TASK: Include the line containing "import plotly.graph_objects as go" and all lines before it, repeated exactly from the listing below, without pictures.

# START OF SUPPLIED DATA

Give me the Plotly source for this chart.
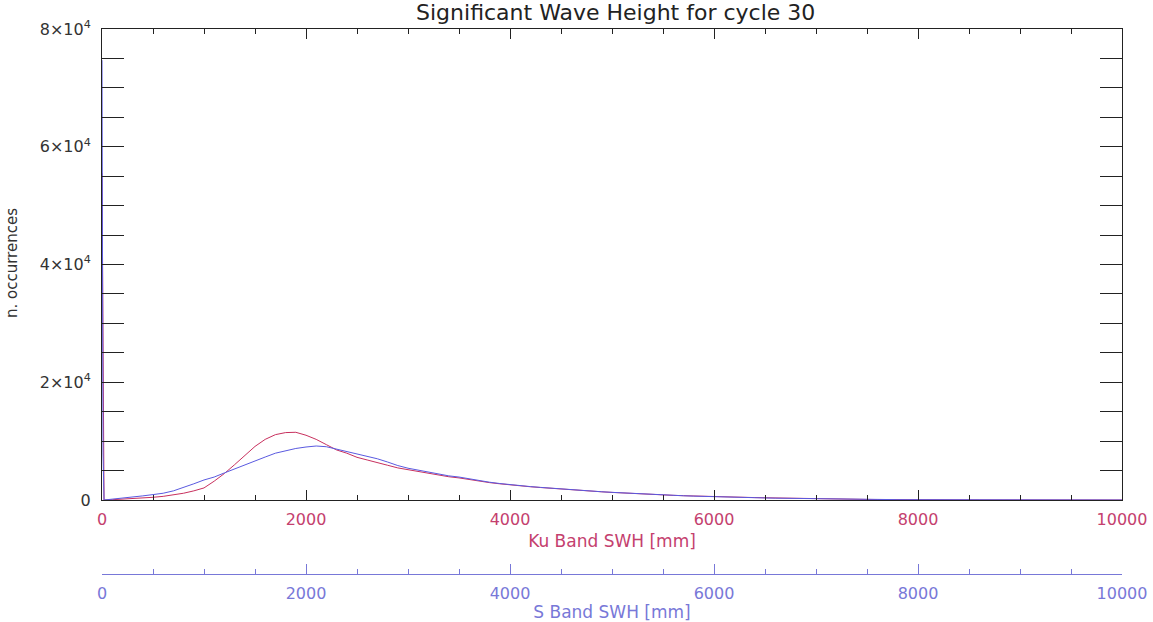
import plotly.graph_objects as go

# Ku band histogram (mm -> occurrences)
ku_x = [0, 10, 20, 100, 200, 300, 400, 500, 600, 700, 800, 900, 1000, 1100, 1200, 1300, 1400,
        1500, 1600, 1700, 1800, 1900, 2000, 2100, 2200, 2300, 2400, 2500, 2600, 2700, 2800,
        2900, 3000, 3100, 3200, 3300, 3400, 3500, 3600, 3700, 3800, 3900, 4000, 4100, 4200,
        4300, 4400, 4500, 4600, 4700, 4800, 4900, 5000, 5100, 5200, 5300, 5400, 5500, 5600,
        5700, 5800, 5900, 6000, 6100, 6200, 6300, 6400, 6500, 6600, 6700, 6800, 6900, 7000,
        7100, 7200, 7300, 7400, 7500, 7600, 7700, 7800, 7900, 8000, 8100, 8200, 8300, 8400,
        8500, 8600, 10000]
ku_y = [55500, 19000, 0, 50, 120, 220, 330, 460, 620, 850, 1150, 1550, 2050, 3200, 4500, 6000, 7500,
        9100, 10300, 11100, 11450, 11500, 11000, 10300, 9400, 8500, 7950, 7250, 6800, 6400, 5900,
        5450, 5150, 4800, 4500, 4270, 3950, 3750, 3480, 3150, 2950, 2750, 2550, 2400, 2250,
        2120, 1980, 1850, 1720, 1600, 1480, 1390, 1290, 1190, 1100, 1010, 930, 860, 790,
        730, 670, 620, 580, 530, 490, 450, 410, 380, 340, 310, 280, 240, 200,
        170, 150, 130, 110, 95, 80, 70, 60, 55, 50, 45, 40, 35, 30,
        25, 15, 0]

# S band histogram
s_x = [0, 10, 20, 100, 200, 300, 400, 500, 600, 700, 800, 900, 1000, 1100, 1200, 1300, 1400,
       1500, 1600, 1700, 1800, 1900, 2000, 2100, 2200, 2300, 2400, 2500, 2600, 2700, 2800,
       2900, 3000, 3100, 3200, 3300, 3400, 3500, 3600, 3700, 3800, 3900, 4000, 4100, 4200,
       4300, 4400, 4500, 4600, 4700, 4800, 4900, 5000, 5100, 5200, 5300, 5400, 5500, 5600,
       5700, 5800, 5900, 6000, 6100, 6200, 6300, 6400, 6500, 6600, 6700, 6800, 6900, 7000,
       7100, 7200, 7300, 7400, 7500, 7600, 7700, 7800, 7900, 8000, 8100, 8200, 8300, 8400,
       8500, 8600, 8700, 10000]
s_y = [74700, 8000, 0, 120, 300, 480, 700, 920, 1150, 1550, 2100, 2750, 3400, 3900, 4600, 5300, 5950,
       6600, 7300, 7950, 8400, 8750, 9000, 9170, 9050, 8650, 8200, 7750, 7350, 7000, 6450,
       5850, 5400, 5050, 4750, 4450, 4100, 3900, 3580, 3250, 3020, 2800, 2600, 2440, 2280,
       2140, 2000, 1870, 1740, 1620, 1500, 1400, 1300, 1200, 1110, 1020, 940, 860, 790,
       720, 660, 600, 560, 510, 470, 430, 390, 350, 310, 280, 250, 220, 180,
       160, 140, 120, 105, 90, 80, 70, 60, 52, 45, 40, 35, 30, 25,
       20, 15, 10, 0]

y_tickvals = [0, 20000, 40000, 60000, 80000]
y_ticktext = ["0", "2×10<sup>4</sup>", "4×10<sup>4</sup>", "6×10<sup>4</sup>", "8×10<sup>4</sup>"]
x_tickvals = [0, 2000, 4000, 6000, 8000, 10000]

RED = "#c8305e"
RED_TXT = "#c4406e"
BLUE = "#5a5ae0"
BLUE_TXT = "#7878d8"
FONT = "DejaVu Sans"

fig = go.Figure()
fig.add_trace(go.Scatter(x=ku_x, y=ku_y, mode="lines", line=dict(color=RED, width=1),
                         xaxis="x", yaxis="y", showlegend=False))
fig.add_trace(go.Scatter(x=s_x, y=s_y, mode="lines", line=dict(color=BLUE, width=1),
                         xaxis="x2", yaxis="y", showlegend=False))

W, H = 1153, 622
mt, mb, ml, mr = 29, 48, 102, 31
plot_h = H - mt - mb
y_dom0 = (574 - 500) / plot_h

fig.update_layout(
    width=W, height=H,
    margin=dict(l=ml, r=mr, t=mt, b=mb, autoexpand=False),
    paper_bgcolor="white", plot_bgcolor="white",
    font=dict(family=FONT),
    xaxis=dict(
        range=[0, 10000], domain=[0, 1], anchor="y",
        tickvals=x_tickvals, ticktext=[str(v) for v in x_tickvals],
        tickfont=dict(color=RED_TXT, size=16, family=FONT), ticklabelstandoff=5,
        ticks="inside", ticklen=10, tickcolor="#222", tickwidth=1,
        minor=dict(dtick=500, ticks="inside", ticklen=5, tickcolor="#222", tickwidth=1),
        showline=True, linecolor="#222", linewidth=1, mirror="allticks",
        showgrid=False, zeroline=False, automargin=False,
        title=dict(text="Ku Band SWH [mm]", font=dict(color=RED_TXT, size=17, family=FONT), standoff=6),
    ),
    xaxis2=dict(
        range=[0, 10000], overlaying="x", anchor="free", position=0, side="bottom",
        tickvals=x_tickvals, ticktext=[str(v) for v in x_tickvals],
        tickfont=dict(color=BLUE_TXT, size=16, family=FONT), ticklabelstandoff=5,
        ticks="inside", ticklen=10, tickcolor=BLUE_TXT, tickwidth=1,
        minor=dict(dtick=500, ticks="inside", ticklen=5, tickcolor=BLUE_TXT, tickwidth=1),
        showline=True, linecolor=BLUE_TXT, linewidth=1,
        showgrid=False, zeroline=False, automargin=False,
        title=dict(text="S Band SWH [mm]", font=dict(color=BLUE_TXT, size=17, family=FONT), standoff=5),
    ),
    yaxis=dict(
        range=[0, 80000], domain=[y_dom0, 1], anchor="x",
        tickvals=y_tickvals, ticktext=y_ticktext,
        tickfont=dict(color="#333", size=16, family=FONT), ticklabelstandoff=7,
        ticks="inside", ticklen=22, tickcolor="#222", tickwidth=1,
        minor=dict(dtick=5000, ticks="inside", ticklen=10, tickcolor="#222", tickwidth=1),
        showline=True, linecolor="#222", linewidth=1, mirror="allticks",
        showgrid=False, zeroline=False, automargin=False,
    ),
    title=dict(text="Significant Wave Height for cycle 30", x=0.534, xanchor="center",
               y=0.981, yanchor="middle", font=dict(size=22, color="#222", family=FONT)),
    annotations=[
        dict(text="n. occurrences", xref="paper", yref="paper", x=-0.088, y=0.571,
             xanchor="center", yanchor="middle", textangle=-90, showarrow=False,
             font=dict(size=15, color="#333", family=FONT)),
    ],
)

fig.write_html("out.html")
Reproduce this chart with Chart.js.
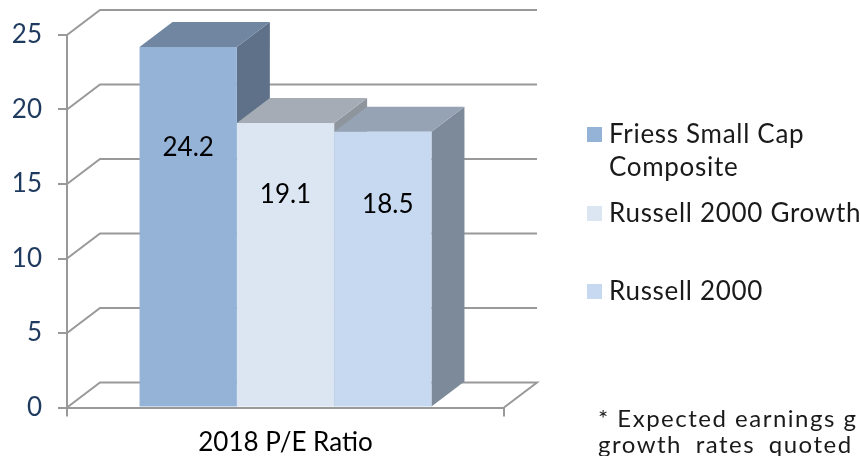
<!DOCTYPE html>
<html>
<head>
<meta charset="utf-8">
<style>html,body{margin:0;padding:0;background:#fff;overflow:hidden}canvas{display:block}</style>
<script src="https://cdn.jsdelivr.net/npm/chart.js@4/dist/chart.umd.min.js"></script>
</head>
<body>
<canvas id="c" width="860" height="456"></canvas>
<script>
const categories = ["2018 P/E Ratio"];
const seriesNames = ["Friess Small Cap Composite", "Russell 2000 Growth", "Russell 2000"];
const friessValues = [24.2];
const growthValues = [19.1];
const russellValues = [18.5];
const yTicks = [0, 5, 10, 15, 20, 25];
const footnoteLines = ["* Expected earnings g", "growth rates quoted"];

const GEO = '"Lato","Open Sans",sans-serif';
const DEPTH_X = 33, DEPTH_Y = -25;
const GRID = '#999999';
const faces = [
  {front:'#95B3D7', top:'#7086A1', side:'#5E7188'},
  {front:'#DCE6F2', top:'#A5ACB5', side:'#8F959D'},
  {front:'#C6D9F1', top:'#95A3B5', side:'#7D8A99'}
];

function poly(ctx, pts, fill){
  ctx.beginPath();
  pts.forEach((p,i)=> i ? ctx.lineTo(p[0],p[1]) : ctx.moveTo(p[0],p[1]));
  ctx.closePath();
  ctx.fillStyle = fill;
  ctx.fill();
}

const box3d = {
  id:'box3d',
  beforeDatasetsDraw(chart){
    const {ctx, chartArea:a, scales:{y}} = chart;
    ctx.save();
    ctx.strokeStyle = GRID; ctx.lineWidth = 2; ctx.lineJoin='miter';
    yTicks.forEach(v=>{
      const py = y.getPixelForValue(v);
      ctx.beginPath();
      ctx.moveTo(a.left, py);
      ctx.lineTo(a.left+DEPTH_X, py+DEPTH_Y);
      ctx.lineTo(a.right+DEPTH_X, py+DEPTH_Y);
      if(v===0){ ctx.lineTo(a.right, py); }
      ctx.stroke();
    });
    chart.data.datasets.forEach((ds,i)=>{
      const el = chart.getDatasetMeta(i).data[0];
      const l = el.x-el.width/2, r = el.x+el.width/2, t = el.y, b = el.base;
      poly(ctx, [[r,t],[r+DEPTH_X,t+DEPTH_Y],[r+DEPTH_X,b+DEPTH_Y],[r,b]], faces[i].side);
      poly(ctx, [[l,t],[l+DEPTH_X,t+DEPTH_Y],[r+DEPTH_X,t+DEPTH_Y],[r,t]], faces[i].top);
    });
    ctx.restore();
  },
  afterDatasetsDraw(chart, args, opts){
    const {ctx} = chart;
    ctx.save();
    ctx.fillStyle = '#000';
    ctx.font = '26px '+GEO;
    ctx.textAlign='center'; ctx.textBaseline='middle';
    chart.data.datasets.forEach((ds,i)=>{
      const el = chart.getDatasetMeta(i).data[0];
      ctx.fillText(ds.data[0].toFixed(1), el.x+opts.dx[i], el.y+opts.dy[i]);
    });
    ctx.restore();
  }
};

const sideLegend = {
  id:'sideLegend',
  afterDraw(chart, args, opts){
    const {ctx} = chart;
    ctx.save();
    ctx.textAlign='left'; ctx.textBaseline='alphabetic';
    ctx.font = opts.font;
    ctx.letterSpacing = '0.7px';
    chart.data.datasets.forEach((ds,i)=>{
      const y = opts.rows[i];
      ctx.fillStyle = ds.backgroundColor;
      ctx.fillRect(opts.boxX, y-opts.boxOff, 15, 15);
      ctx.fillStyle = '#1a1a1a';
      const lines = i===0 ? [ds.label.replace(' Composite',''), 'Composite'] : [ds.label];
      lines.forEach((t,j)=>ctx.fillText(t, opts.textX, y+j*opts.lineH));
    });
    ctx.font = opts.noteFont;
    ctx.letterSpacing = '1.5px';
    footnoteLines.forEach((t,j)=>{
      ctx.wordSpacing = j ? '6px' : '0px';
      ctx.fillText(t, opts.noteX, opts.noteY+j*opts.noteH);
    });
    ctx.restore();
  }
};

new Chart(document.getElementById('c'), {
  type:'bar',
  data:{
    labels:categories,
    datasets:[
      {label:seriesNames[0], data:friessValues, backgroundColor:faces[0].front},
      {label:seriesNames[1], data:growthValues, backgroundColor:faces[1].front},
      {label:seriesNames[2], data:russellValues, backgroundColor:faces[2].front}
    ]
  },
  options:{
    responsive:false, animation:false,
    layout:{padding:{left:0,right:356,top:35,bottom:0}},
    datasets:{bar:{categoryPercentage:0.668, barPercentage:1, borderWidth:0}},
    plugins:{
      legend:{display:false}, tooltip:{enabled:false}, title:{display:false},
      box3d:{dx:[0,0,5], dy:[101,72,73]},
      sideLegend:{font:'26px '+GEO, boxX:587, boxOff:16, textX:609, rows:[143,222,300], lineH:33,
        noteFont:'24px '+GEO, noteX:598, noteY:427, noteH:26}
    },
    scales:{
      x:{
        afterFit(s){ s.height = 48.5; },
        grid:{offset:true, drawOnChartArea:false, drawTicks:true, tickLength:9, color:GRID, lineWidth:2},
        border:{color:GRID, width:2},
        ticks:{color:'#000', font:{family:'Lato', size:26}, padding:11, maxRotation:0}
      },
      y:{
        min:0, max:25,
        afterFit(s){ s.width = 67; },
        afterBuildTicks(s){ s.ticks = yTicks.map(v=>({value:v})); },
        grid:{drawOnChartArea:false, drawTicks:true, tickLength:9, color:GRID, lineWidth:2},
        border:{color:GRID, width:2},
        ticks:{color:'#1F3A5F', font:{family:'Lato', size:26}, padding:16}
      }
    }
  },
  plugins:[box3d, sideLegend]
});
</script>
</body>
</html>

# END OF SUPPLIED DATA

COMPLETE ANSWER:
Give me the Plotly source for this chart.
import plotly.graph_objects as go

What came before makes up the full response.